**SUPPLIED ENTRIES**

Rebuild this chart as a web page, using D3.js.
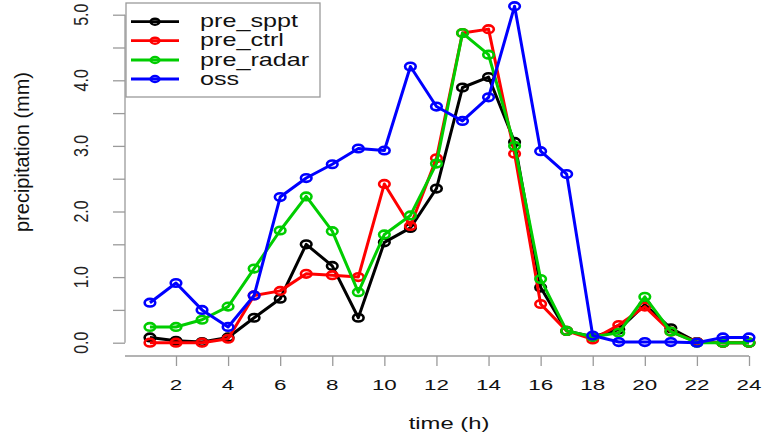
<!DOCTYPE html>
<html>
<head>
<meta charset="utf-8">
<script src="https://cdn.jsdelivr.net/npm/d3@7/dist/d3.min.js"></script>
<style>
  html, body { margin: 0; padding: 0; background: #fff; }
  svg { display: block; font-family: "Liberation Sans", Arial, Helvetica, sans-serif; }
</style>
</head>
<body>
<svg id="chart" width="762" height="436"></svg>
<script>
// ---- data ----
const hours = [1,2,3,4,5,6,7,8,9,10,11,12,13,14,15,16,17,18,19,20,21,22,23,24];
const pre_sppt  = [0.08,0.03,0.01,0.08,0.38,0.67,1.50,1.17,0.38,1.53,1.75,2.35,3.89,4.05,3.06,0.84,0.18,0.09,0.20,0.58,0.22,0.01,0.00,0.00];
const pre_ctrl  = [0.00,0.00,0.00,0.06,0.72,0.79,1.05,1.03,1.00,2.42,1.78,2.81,4.72,4.78,2.88,0.59,0.18,0.05,0.27,0.55,0.17,0.01,0.00,0.00];
const pre_radar = [0.24,0.24,0.35,0.55,1.13,1.71,2.23,1.70,0.77,1.65,1.94,2.73,4.72,4.39,3.00,0.97,0.18,0.09,0.15,0.70,0.17,0.00,0.00,0.00];
const oss       = [0.61,0.91,0.50,0.24,0.72,2.22,2.51,2.72,2.96,2.93,4.21,3.60,3.38,3.74,5.13,2.92,2.57,0.11,0.01,0.01,0.01,0.00,0.08,0.08];
const seriesNames = ["pre_sppt","pre_ctrl","pre_radar","oss"];
const seriesColors = ["#000000","#ff0000","#00cd00","#0000ff"];
const xTickValues = [2,4,6,8,10,12,14,16,18,20,22,24];
const yTickValues = [0,0.5,1,1.5,2,2.5,3,3.5,4,4.5,5];
const yTickLabels = ["0.0","","1.0","","2.0","","3.0","","4.0","","5.0"];
const xTitle = "time (h)";
const yTitle = "precipitation (mm)";

const seriesData = [pre_sppt, pre_ctrl, pre_radar, oss];

// ---- scales ----
const x = d3.scaleLinear().domain([0, 24]).range([123.9, 749]);
const y = d3.scaleLinear().domain([0, 5]).range([342.7, 14.7]);

const svg = d3.select("#chart");
const axisColor = "#9a9a9a";

// y axis
const yAxis = svg.append("g").attr("transform", "translate(125,0)")
  .call(d3.axisLeft(y).tickValues(yTickValues).tickSize(12).tickFormat(""));
yAxis.select(".domain").attr("stroke", axisColor).attr("stroke-width", 1.3).attr("d", `M0,${y(0)}V${y(5)}`);
yAxis.selectAll(".tick line").attr("stroke", axisColor).attr("stroke-width", 1.3);
svg.append("g").selectAll("text").data(yTickValues).join("text")
  .attr("transform", d => `translate(88,${y(d)}) scale(1.23,1) rotate(-90)`)
  .attr("text-anchor", "middle")
  .attr("font-size", 16)
  .attr("fill", "#222")
  .text((d, i) => yTickLabels[i]);

// x axis
const xAxis = svg.append("g").attr("transform", "translate(0,356)")
  .call(d3.axisBottom(x).tickValues(xTickValues).tickSize(10).tickFormat(""));
xAxis.select(".domain").attr("stroke", axisColor).attr("stroke-width", 1.3).attr("d", `M125,0H${x(24)}`);
xAxis.selectAll(".tick line").attr("stroke", axisColor).attr("stroke-width", 1.3);
svg.append("g").selectAll("text").data(xTickValues).join("text")
  .attr("transform", d => `translate(${x(d)},390) scale(1.6,1)`)
  .attr("text-anchor", "middle")
  .attr("font-size", 14)
  .attr("fill", "#111")
  .text(d => d);

// titles
svg.append("text")
  .attr("transform", `translate(449,429) scale(1.4,1)`)
  .attr("text-anchor", "middle").attr("font-size", 17).attr("fill", "#111")
  .text(xTitle);
svg.append("text")
  .attr("transform", `translate(29,152) rotate(-90)`)
  .attr("text-anchor", "middle").attr("font-size", 20).attr("fill", "#111")
  .text(yTitle);

// series
const line = d3.line().x((d, i) => x(hours[i])).y(d => y(d));
seriesData.forEach((vals, si) => {
  const g = svg.append("g");
  g.append("path").datum(vals)
    .attr("d", line)
    .attr("fill", "none")
    .attr("stroke", seriesColors[si])
    .attr("stroke-width", 3)
    .attr("stroke-linejoin", "round");
  g.selectAll("ellipse").data(vals).join("ellipse")
    .attr("cx", (d, i) => x(hours[i]))
    .attr("cy", d => y(d))
    .attr("rx", 5.3).attr("ry", 3.8)
    .attr("fill", "none")
    .attr("stroke", seriesColors[si])
    .attr("stroke-width", 2.6);
});

// legend
const leg = svg.append("g");
leg.append("rect").attr("x", 126).attr("y", 3).attr("width", 194).attr("height", 94)
  .attr("fill", "#fff").attr("stroke", axisColor).attr("stroke-width", 1.3);
const rowY = [21.7, 40.7, 60, 79];
seriesNames.forEach((name, i) => {
  leg.append("line").attr("x1", 131).attr("x2", 179).attr("y1", rowY[i]).attr("y2", rowY[i])
    .attr("stroke", seriesColors[i]).attr("stroke-width", 2.8);
  leg.append("ellipse").attr("cx", 155).attr("cy", rowY[i]).attr("rx", 4.4).attr("ry", 3.0)
    .attr("fill", "none").attr("stroke", seriesColors[i]).attr("stroke-width", 2.4);
  leg.append("text")
    .attr("transform", `translate(200,${rowY[i] + 5.6}) scale(1.4,1)`)
    .attr("font-size", 18).attr("fill", "#111")
    .text(name);
});
</script>
</body>
</html>
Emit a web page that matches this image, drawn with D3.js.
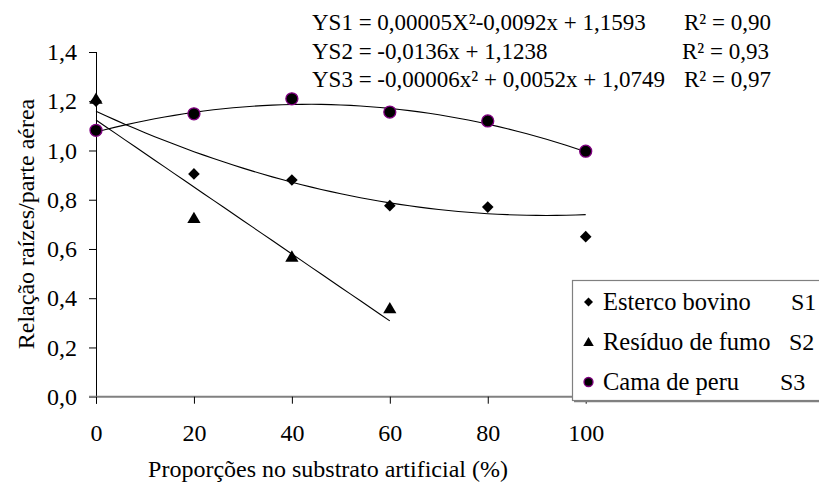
<!DOCTYPE html>
<html>
<head>
<meta charset="utf-8">
<script src="https://cdn.jsdelivr.net/npm/d3@7"></script>
</head>
<body style="margin:0">
<script>
const width = 819, height = 488;
const FONT = "Liberation Serif";

// Data
const proportions = [0, 20, 40, 60, 80, 100];
const esterco = [1.20, 0.905, 0.88, 0.776, 0.77, 0.65];
const residuoX = [0, 20, 40, 60];
const residuo = [1.21, 0.726, 0.569, 0.359];
const cama = [1.082, 1.149, 1.21, 1.156, 1.12, 0.997];

// trend line coefficients [a, b, c] for a*x^2 + b*x + c, and fitted x range
const trendS1 = [0.00005, -0.0092, 1.1593];
const trendS2 = [0, -0.0136, 1.1238];
const trendS3 = [-0.00006, 0.0052, 1.0749];
const trendRanges = [[0, 100], [0, 60], [0, 100]];

const equations = [
  "YS1 = 0,00005X²-0,0092x + 1,1593",
  "YS2 = -0,0136x + 1,1238",
  "YS3 = -0,00006x² + 0,0052x + 1,0749"
];
const r2Labels = ["R² = 0,90", "R² = 0,93", "R² = 0,97"];
const legendNames = ["Esterco bovino", "Resíduo de fumo", "Cama de peru"];
const legendCodes = ["S1", "S2", "S3"];
const xTicks = [0, 20, 40, 60, 80, 100];
const yTicks = [0, 0.2, 0.4, 0.6, 0.8, 1.0, 1.2, 1.4];

const svg = d3.select("body").append("svg")
  .attr("width", width)
  .attr("height", height);

const xScale = d3.scaleLinear().domain([0, 100]).range([96, 585.7]);
const yScale = d3.scaleLinear().domain([0, 1.4]).range([396.7, 52]);
const fmt = d => d3.format(".1f")(d).replace(".", ",");

function addText(g, x, y, t, size) {
  return g.append("text")
    .attr("x", x).attr("y", y)
    .attr("font-family", FONT)
    .attr("font-size", size)
    .attr("fill", "#000")
    .text(t);
}

// y axis
const yAxis = d3.axisLeft(yScale).tickValues(yTicks).tickSize(7).tickFormat(fmt);
const yg = svg.append("g").attr("transform", "translate(96,0)").call(yAxis);
yg.attr("font-family", FONT).attr("font-size", 24);
yg.select(".domain").attr("stroke", "#000").attr("d", `M0.5,${yScale(1.4)}V${yScale(0) + 7}`);
yg.selectAll(".tick line").attr("stroke", "#000");
yg.selectAll(".tick text")
  .attr("x", -19)
  .attr("fill", "#000");

// x axis
const xAxis = d3.axisBottom(xScale).tickValues(xTicks).tickSize(7).tickFormat(d3.format("d"));
const xg = svg.append("g").attr("transform", `translate(0,${yScale(0)})`).call(xAxis);
xg.attr("font-family", FONT).attr("font-size", 24);
xg.select(".domain").attr("stroke", "#808080").attr("stroke-width", 2)
  .attr("d", `M89,0H700`);
xg.selectAll(".tick line").attr("stroke", "#000");
xg.selectAll(".tick text")
  .attr("y", 27)
  .attr("fill", "#000");

// axis titles
addText(svg, 328, 477, "Proporções no substrato artificial (%)", 24)
  .attr("text-anchor", "middle");

addText(svg, 0, 0, "Relação raízes/parte aérea", 24)
  .attr("transform", "translate(34,224) rotate(-90)")
  .attr("text-anchor", "middle");

// trend lines
const line = d3.line().x(d => xScale(d[0])).y(d => yScale(d[1]));
[trendS1, trendS2, trendS3].forEach((c, i) => {
  const r = trendRanges[i];
  const pts = d3.range(r[0], r[1] + 0.1, 2).map(x => [x, c[0] * x * x + c[1] * x + c[2]]);
  svg.append("path")
    .attr("d", line(pts))
    .attr("fill", "none")
    .attr("stroke", "#000")
    .attr("stroke-width", 1.1);
});

// markers
function drawDiamond(g, x, y, s) {
  g.append("path")
    .attr("d", `M${x},${y - s}L${x + s},${y}L${x},${y + s}L${x - s},${y}Z`)
    .attr("fill", "#000");
}
function drawTriangle(g, x, y, s) {
  g.append("path")
    .attr("d", `M${x},${y - s}L${x + s * 1.05},${y + s * 0.8}L${x - s * 1.05},${y + s * 0.8}Z`)
    .attr("fill", "#000");
}
function drawCircle(g, x, y, r) {
  g.append("circle")
    .attr("cx", x).attr("cy", y).attr("r", r)
    .attr("fill", "#000")
    .attr("stroke", "#800080")
    .attr("stroke-width", 1.3);
}

const marks = svg.append("g");
proportions.forEach((p, i) => drawCircle(marks, xScale(p), yScale(cama[i]), 6));
proportions.forEach((p, i) => drawDiamond(marks, xScale(p), yScale(esterco[i]), 5.8));
residuoX.forEach((p, i) => drawTriangle(marks, xScale(p), yScale(residuo[i]), 6.3));

// equations
const eq = svg.append("g");
equations.forEach((t, i) => {
  addText(eq, 312, 30 + i * 28.5, t, 23);
  addText(eq, i === 1 ? 682 : 684, 30 + i * 28.5, r2Labels[i], 23);
});

// legend
const lg = svg.append("g");
lg.append("rect")
  .attr("x", 572.5).attr("y", 280.5)
  .attr("width", 260).attr("height", 120)
  .attr("fill", "#fff")
  .attr("stroke", "#808080")
  .attr("stroke-width", 1.2);
lg.append("line")
  .attr("x1", 574).attr("x2", 830)
  .attr("y1", 401.5).attr("y2", 401.5)
  .attr("stroke", "#808080").attr("stroke-width", 1.5);

const rowY = [302, 342, 382];
drawDiamond(lg, 588.5, rowY[0], 4.5);
drawTriangle(lg, 588.5, rowY[1], 5);
drawCircle(lg, 588.5, rowY[2], 4.5);
legendNames.forEach((t, i) => {
  addText(lg, 603, rowY[i] + 8, t, 24.5);
  addText(lg, [791, 789, 780][i], rowY[i] + 8, legendCodes[i], 24);
});
</script>
</body>
</html>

**EXERCISE AIM**
What is the number of lines in the data above that include the word "chart"? Answer with that number only.

**ANSWER IN FULL**
3